I had one of those! Had to do my high school reports on them, which was difficult because there was no such thing as "save" in the word processing program I had! Had to do the entire thing in one shot, and if the power blipped or anything, you had to start completely over. Even if there was a "save" function, it would probably take forever because I just had a tape drive.

But my *first* computer was a TRS-80 model 4, which my dad used mostly for a pricing program, and I programmed a few of my own games on it. My dad was still using it up until a few years ago when it finally died.
 
A Mac II, sometime in the late 80s. Our neighbors scoffed at the 40MB hard drive, saying we would never need that much space.
 
our family had a commodore 64 in the early 80's. I remember thinking it was useles. who knew?

didn't have another until mid 90s - bought a used mac. we loved it! it was a whole new world.

 
1989 - an IBM clone 8088, EGA and a 30 MB hard drive running DOS 5.0

Very similar. In '87 I bought a "Leading Edge", which was an IBM 8088 clone, with dual 5.25" floppy drives (no HD) running DOS 5.0, and I splurged for the stylin' amber monitor, instead of the standard green. A couple years later I added a whopping 20MB hard drive.

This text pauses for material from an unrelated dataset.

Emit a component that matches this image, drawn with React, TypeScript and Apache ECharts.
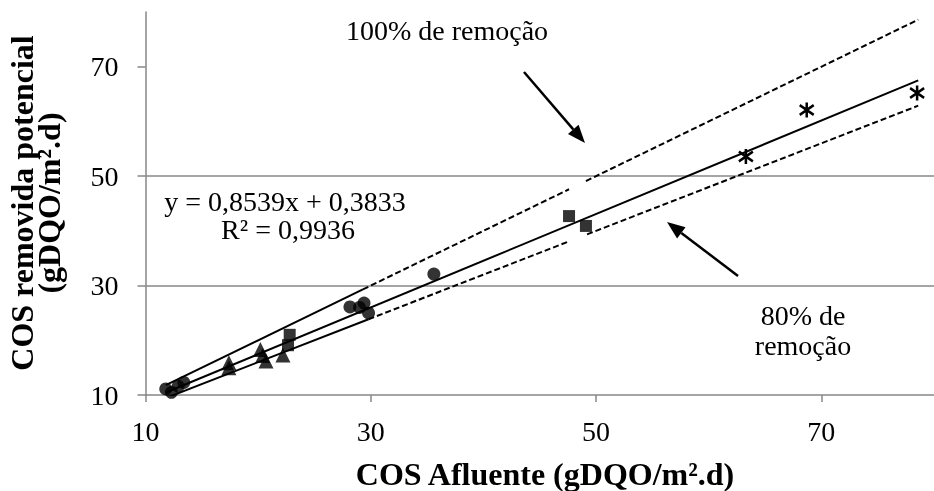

WOO HOO! :mallory:

And, I have to say, for what it was, that little chunk served me pretty darn well for close to 10 years, believe it or not.

When it was time to move on, I tried to donate it to a VoTech school, but they said it was too old to be of any use to their students. :o
 
A Mac II, sometime in the late 80s. Our neighbors scoffed at the 40MB hard drive, saying we would never need that much space.

I remember my last year at school - I did business and finance which was 95% on computers and our first day of term they gave us one floppy disc each, saying how many books you could get on it, etc, etc and it would be more than enough.

I think by the end of that year I had over 30 of them.

I also remember borrowing a music CD from the library and wanting to keep a pristine digital copy of one track. The sound recorder could handle it, but I had no way of keeping it on the hard drive for long. I had to split it over 3 discs as a WAV file.